● **The exercise**
Copy out exactly the lines spanning the line with "Clone this diagram in TikZ." to the line with "-- (#3-0.6,-1.0) ..", inclusive, from the data underneath, with no pictures.

● **Data supplied**
— Begin —

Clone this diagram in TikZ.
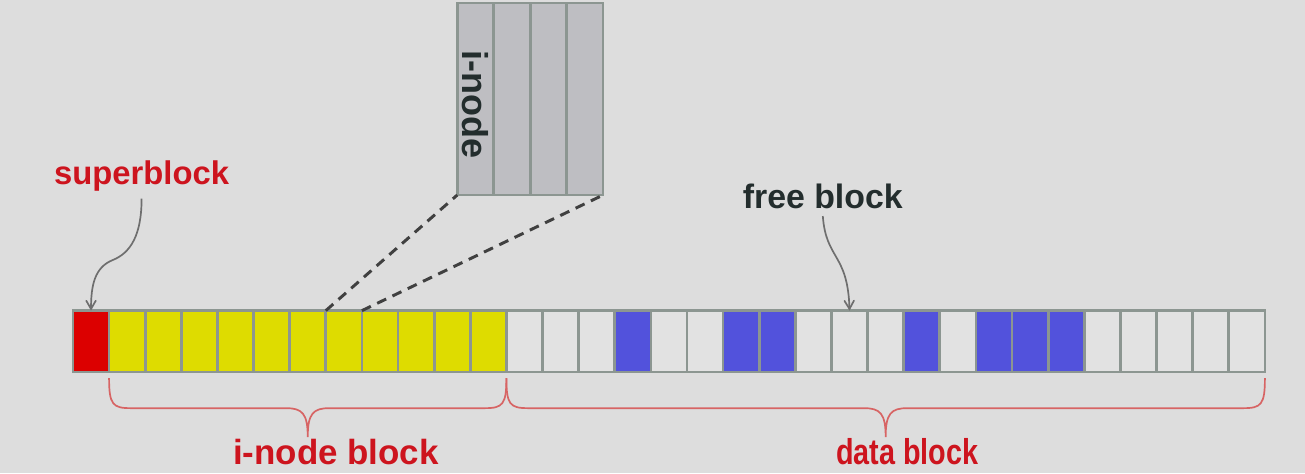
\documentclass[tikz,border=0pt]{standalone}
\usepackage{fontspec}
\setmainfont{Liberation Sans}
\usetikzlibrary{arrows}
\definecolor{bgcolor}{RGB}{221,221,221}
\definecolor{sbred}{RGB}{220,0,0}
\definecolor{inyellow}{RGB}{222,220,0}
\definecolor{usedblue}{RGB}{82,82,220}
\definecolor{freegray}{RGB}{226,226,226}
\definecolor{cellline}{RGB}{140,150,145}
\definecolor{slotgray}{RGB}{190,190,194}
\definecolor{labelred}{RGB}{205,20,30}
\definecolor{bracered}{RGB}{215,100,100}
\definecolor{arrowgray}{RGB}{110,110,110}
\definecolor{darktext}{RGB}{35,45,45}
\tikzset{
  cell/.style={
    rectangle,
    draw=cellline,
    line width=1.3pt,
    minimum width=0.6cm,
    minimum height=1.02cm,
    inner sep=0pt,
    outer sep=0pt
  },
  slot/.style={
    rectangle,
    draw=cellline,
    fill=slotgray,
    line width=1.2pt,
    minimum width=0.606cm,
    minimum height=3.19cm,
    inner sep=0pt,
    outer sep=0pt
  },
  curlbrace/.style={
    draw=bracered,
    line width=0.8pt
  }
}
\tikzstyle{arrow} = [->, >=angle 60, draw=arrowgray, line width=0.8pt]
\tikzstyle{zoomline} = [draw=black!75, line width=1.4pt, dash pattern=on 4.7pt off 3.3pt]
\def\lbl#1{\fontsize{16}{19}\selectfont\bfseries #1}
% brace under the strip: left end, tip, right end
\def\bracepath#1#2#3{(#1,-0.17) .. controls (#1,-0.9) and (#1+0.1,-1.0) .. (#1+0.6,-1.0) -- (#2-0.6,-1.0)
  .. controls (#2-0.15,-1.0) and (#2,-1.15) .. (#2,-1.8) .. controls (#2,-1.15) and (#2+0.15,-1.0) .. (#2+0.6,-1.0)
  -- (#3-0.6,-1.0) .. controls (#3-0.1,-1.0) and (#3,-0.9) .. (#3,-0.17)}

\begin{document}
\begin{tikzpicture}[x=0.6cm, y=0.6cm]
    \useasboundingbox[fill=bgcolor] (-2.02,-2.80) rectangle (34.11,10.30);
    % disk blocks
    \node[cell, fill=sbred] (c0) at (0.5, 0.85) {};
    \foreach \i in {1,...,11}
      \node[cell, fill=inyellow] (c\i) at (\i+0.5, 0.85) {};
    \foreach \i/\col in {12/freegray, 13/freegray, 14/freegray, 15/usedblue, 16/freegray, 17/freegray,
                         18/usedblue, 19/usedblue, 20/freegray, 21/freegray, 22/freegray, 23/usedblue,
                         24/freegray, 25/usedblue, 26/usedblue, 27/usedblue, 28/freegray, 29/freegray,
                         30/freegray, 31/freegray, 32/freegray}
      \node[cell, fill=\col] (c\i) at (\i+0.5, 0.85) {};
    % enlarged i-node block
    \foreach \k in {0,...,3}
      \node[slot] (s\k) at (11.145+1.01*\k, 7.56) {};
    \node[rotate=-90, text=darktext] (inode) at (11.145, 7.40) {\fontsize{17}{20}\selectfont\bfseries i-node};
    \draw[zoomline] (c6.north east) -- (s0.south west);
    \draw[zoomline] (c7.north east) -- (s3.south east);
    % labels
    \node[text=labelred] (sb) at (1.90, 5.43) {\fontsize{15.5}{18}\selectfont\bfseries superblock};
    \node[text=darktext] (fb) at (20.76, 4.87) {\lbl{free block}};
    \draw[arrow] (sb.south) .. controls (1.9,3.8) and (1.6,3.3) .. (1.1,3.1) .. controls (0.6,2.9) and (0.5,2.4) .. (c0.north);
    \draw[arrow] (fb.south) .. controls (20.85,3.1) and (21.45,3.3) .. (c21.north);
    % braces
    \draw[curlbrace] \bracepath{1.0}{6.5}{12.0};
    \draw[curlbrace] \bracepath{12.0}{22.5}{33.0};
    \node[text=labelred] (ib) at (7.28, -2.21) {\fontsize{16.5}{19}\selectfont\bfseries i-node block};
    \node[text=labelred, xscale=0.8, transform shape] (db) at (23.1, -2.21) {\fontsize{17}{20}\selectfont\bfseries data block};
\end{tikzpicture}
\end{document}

— End —
— Begin —

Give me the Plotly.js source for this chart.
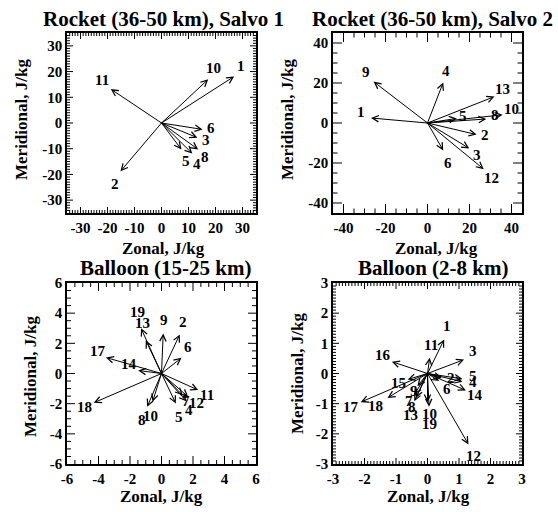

— End —
— Begin —

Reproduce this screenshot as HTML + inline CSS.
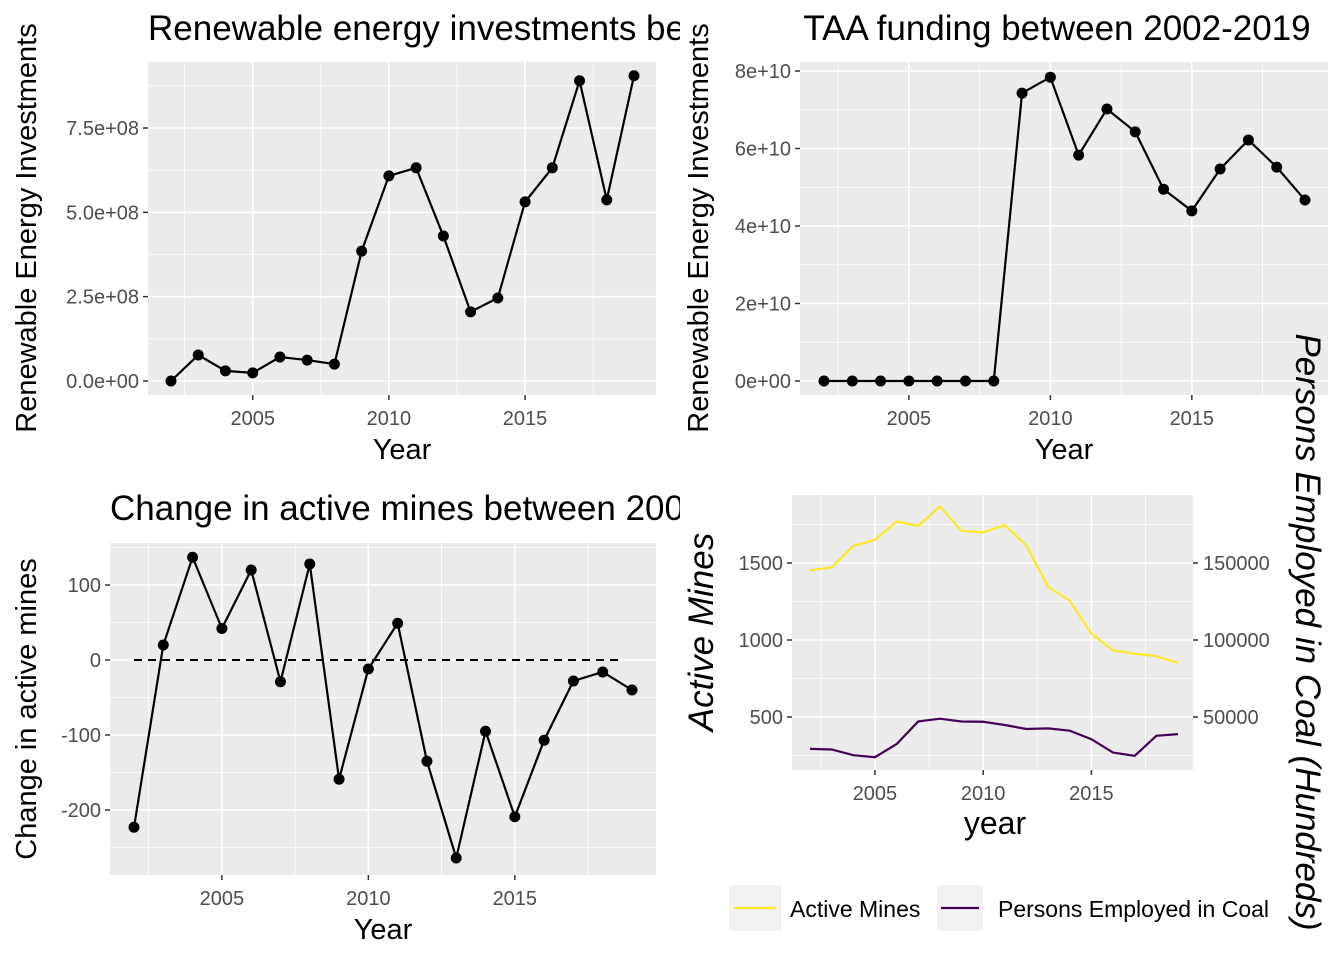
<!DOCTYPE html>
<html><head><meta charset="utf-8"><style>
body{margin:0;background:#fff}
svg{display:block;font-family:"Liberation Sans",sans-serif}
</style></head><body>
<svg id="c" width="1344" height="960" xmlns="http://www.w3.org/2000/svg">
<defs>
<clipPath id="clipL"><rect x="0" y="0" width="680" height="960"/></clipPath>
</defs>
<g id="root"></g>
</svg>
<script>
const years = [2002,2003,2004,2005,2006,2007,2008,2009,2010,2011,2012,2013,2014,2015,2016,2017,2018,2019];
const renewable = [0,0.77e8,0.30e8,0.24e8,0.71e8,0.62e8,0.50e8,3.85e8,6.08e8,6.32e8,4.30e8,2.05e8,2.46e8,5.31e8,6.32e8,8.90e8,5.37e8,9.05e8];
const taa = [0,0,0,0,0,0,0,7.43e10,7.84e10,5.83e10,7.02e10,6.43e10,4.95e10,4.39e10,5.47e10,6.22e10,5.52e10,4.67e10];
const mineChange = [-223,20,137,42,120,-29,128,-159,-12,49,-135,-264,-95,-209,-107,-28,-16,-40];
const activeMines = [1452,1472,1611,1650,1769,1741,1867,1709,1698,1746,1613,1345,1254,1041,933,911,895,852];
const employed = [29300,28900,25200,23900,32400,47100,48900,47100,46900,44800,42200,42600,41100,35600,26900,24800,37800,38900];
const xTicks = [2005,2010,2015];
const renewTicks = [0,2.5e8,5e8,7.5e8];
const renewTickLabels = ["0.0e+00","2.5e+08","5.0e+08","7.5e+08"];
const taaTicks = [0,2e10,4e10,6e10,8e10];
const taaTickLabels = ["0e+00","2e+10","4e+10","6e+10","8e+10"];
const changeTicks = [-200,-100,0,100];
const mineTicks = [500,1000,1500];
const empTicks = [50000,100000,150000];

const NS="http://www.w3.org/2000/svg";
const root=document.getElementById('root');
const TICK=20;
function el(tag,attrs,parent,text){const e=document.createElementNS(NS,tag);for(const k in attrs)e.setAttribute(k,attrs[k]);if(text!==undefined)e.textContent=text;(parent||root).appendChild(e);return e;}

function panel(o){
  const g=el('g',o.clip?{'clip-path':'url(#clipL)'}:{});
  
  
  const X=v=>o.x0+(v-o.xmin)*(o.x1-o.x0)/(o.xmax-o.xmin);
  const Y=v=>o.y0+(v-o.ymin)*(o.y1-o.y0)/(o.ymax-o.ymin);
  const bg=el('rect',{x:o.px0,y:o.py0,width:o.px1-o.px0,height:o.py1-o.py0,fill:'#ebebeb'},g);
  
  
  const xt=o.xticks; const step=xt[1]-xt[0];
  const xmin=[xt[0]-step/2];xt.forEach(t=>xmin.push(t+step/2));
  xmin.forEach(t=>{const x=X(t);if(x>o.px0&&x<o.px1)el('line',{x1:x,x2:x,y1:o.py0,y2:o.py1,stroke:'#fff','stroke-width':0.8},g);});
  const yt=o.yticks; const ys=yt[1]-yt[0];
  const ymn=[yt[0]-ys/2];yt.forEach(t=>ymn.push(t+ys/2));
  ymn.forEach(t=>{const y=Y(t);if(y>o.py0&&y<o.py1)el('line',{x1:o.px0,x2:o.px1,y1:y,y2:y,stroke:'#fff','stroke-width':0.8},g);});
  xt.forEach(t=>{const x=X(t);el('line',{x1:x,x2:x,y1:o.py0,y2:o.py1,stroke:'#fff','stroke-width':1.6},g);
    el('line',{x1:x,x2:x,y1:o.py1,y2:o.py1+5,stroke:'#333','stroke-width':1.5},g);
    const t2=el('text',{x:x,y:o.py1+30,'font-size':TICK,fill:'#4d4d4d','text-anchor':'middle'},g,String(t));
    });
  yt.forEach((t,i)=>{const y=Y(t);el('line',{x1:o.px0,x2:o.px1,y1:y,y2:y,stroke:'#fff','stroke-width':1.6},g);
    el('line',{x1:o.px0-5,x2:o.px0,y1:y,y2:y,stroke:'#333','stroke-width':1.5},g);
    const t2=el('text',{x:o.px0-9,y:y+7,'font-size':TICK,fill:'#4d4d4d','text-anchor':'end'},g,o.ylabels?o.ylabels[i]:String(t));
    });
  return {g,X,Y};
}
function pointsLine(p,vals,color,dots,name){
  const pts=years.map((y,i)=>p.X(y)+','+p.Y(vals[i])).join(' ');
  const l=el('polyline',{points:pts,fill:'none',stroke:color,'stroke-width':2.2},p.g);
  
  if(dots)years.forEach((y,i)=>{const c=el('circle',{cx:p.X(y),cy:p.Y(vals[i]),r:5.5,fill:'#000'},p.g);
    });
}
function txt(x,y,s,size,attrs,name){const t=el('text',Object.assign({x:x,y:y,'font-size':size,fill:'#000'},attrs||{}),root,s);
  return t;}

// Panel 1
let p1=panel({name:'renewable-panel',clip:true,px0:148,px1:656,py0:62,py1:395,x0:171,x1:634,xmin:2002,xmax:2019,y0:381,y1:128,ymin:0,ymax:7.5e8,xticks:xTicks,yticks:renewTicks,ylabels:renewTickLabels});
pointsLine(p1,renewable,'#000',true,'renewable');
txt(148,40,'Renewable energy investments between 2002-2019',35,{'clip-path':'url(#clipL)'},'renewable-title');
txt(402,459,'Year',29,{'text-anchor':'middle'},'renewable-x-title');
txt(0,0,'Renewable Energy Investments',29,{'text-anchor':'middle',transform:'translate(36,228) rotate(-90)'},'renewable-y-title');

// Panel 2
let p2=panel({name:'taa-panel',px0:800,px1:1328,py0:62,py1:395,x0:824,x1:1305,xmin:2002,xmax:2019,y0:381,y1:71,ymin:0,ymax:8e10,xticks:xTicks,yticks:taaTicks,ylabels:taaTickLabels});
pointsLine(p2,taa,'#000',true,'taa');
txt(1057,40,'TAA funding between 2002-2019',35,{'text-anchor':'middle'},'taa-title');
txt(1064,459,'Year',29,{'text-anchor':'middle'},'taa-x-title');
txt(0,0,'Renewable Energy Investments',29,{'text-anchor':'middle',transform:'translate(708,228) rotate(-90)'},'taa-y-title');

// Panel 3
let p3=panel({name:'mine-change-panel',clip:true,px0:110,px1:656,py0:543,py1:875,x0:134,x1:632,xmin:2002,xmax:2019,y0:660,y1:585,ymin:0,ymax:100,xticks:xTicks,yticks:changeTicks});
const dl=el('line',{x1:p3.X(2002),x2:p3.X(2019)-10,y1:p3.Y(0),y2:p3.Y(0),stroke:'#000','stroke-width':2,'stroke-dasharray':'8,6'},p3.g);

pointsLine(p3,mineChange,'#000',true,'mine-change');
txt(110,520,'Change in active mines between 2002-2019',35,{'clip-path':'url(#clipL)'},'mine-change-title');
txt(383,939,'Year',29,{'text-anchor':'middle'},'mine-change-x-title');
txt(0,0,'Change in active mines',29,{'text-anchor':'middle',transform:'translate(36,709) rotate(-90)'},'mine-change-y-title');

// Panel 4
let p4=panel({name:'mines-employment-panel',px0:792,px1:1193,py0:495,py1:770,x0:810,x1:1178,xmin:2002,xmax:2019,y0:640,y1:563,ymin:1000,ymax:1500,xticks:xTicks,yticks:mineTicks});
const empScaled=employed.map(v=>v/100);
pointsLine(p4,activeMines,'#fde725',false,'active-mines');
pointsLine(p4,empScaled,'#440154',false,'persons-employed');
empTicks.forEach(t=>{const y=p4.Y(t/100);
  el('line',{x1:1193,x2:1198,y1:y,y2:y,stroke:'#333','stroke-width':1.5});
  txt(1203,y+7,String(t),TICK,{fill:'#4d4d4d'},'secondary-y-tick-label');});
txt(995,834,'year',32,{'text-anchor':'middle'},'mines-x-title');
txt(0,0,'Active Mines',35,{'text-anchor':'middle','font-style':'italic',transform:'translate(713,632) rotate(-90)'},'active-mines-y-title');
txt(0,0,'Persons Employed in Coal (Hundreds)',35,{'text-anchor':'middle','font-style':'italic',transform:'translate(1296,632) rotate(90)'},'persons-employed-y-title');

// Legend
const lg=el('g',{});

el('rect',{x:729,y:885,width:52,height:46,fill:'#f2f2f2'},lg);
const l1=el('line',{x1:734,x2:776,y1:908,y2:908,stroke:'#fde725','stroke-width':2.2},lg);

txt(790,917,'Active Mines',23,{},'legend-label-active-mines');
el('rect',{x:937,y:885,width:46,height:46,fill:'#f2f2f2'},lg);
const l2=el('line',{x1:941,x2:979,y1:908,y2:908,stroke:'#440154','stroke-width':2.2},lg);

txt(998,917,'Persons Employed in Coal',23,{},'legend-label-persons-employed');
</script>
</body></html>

— End —

● **Exercise result**
Clone this diagram in TikZ.
\documentclass[tikz,border=0pt]{standalone}
\usepackage{fontspec}
\setmainfont{Liberation Sans}
\usetikzlibrary{arrows}
\definecolor{bgcolor}{RGB}{221,221,221}
\definecolor{sbred}{RGB}{220,0,0}
\definecolor{inyellow}{RGB}{222,220,0}
\definecolor{usedblue}{RGB}{82,82,220}
\definecolor{freegray}{RGB}{226,226,226}
\definecolor{cellline}{RGB}{140,150,145}
\definecolor{slotgray}{RGB}{190,190,194}
\definecolor{labelred}{RGB}{205,20,30}
\definecolor{bracered}{RGB}{215,100,100}
\definecolor{arrowgray}{RGB}{110,110,110}
\definecolor{darktext}{RGB}{35,45,45}
\tikzset{
  cell/.style={
    rectangle,
    draw=cellline,
    line width=1.3pt,
    minimum width=0.6cm,
    minimum height=1.02cm,
    inner sep=0pt,
    outer sep=0pt
  },
  slot/.style={
    rectangle,
    draw=cellline,
    fill=slotgray,
    line width=1.2pt,
    minimum width=0.606cm,
    minimum height=3.19cm,
    inner sep=0pt,
    outer sep=0pt
  },
  curlbrace/.style={
    draw=bracered,
    line width=0.8pt
  }
}
\tikzstyle{arrow} = [->, >=angle 60, draw=arrowgray, line width=0.8pt]
\tikzstyle{zoomline} = [draw=black!75, line width=1.4pt, dash pattern=on 4.7pt off 3.3pt]
\def\lbl#1{\fontsize{16}{19}\selectfont\bfseries #1}
% brace under the strip: left end, tip, right end
\def\bracepath#1#2#3{(#1,-0.17) .. controls (#1,-0.9) and (#1+0.1,-1.0) .. (#1+0.6,-1.0) -- (#2-0.6,-1.0)
  .. controls (#2-0.15,-1.0) and (#2,-1.15) .. (#2,-1.8) .. controls (#2,-1.15) and (#2+0.15,-1.0) .. (#2+0.6,-1.0)
  -- (#3-0.6,-1.0) .. controls (#3-0.1,-1.0) and (#3,-0.9) .. (#3,-0.17)}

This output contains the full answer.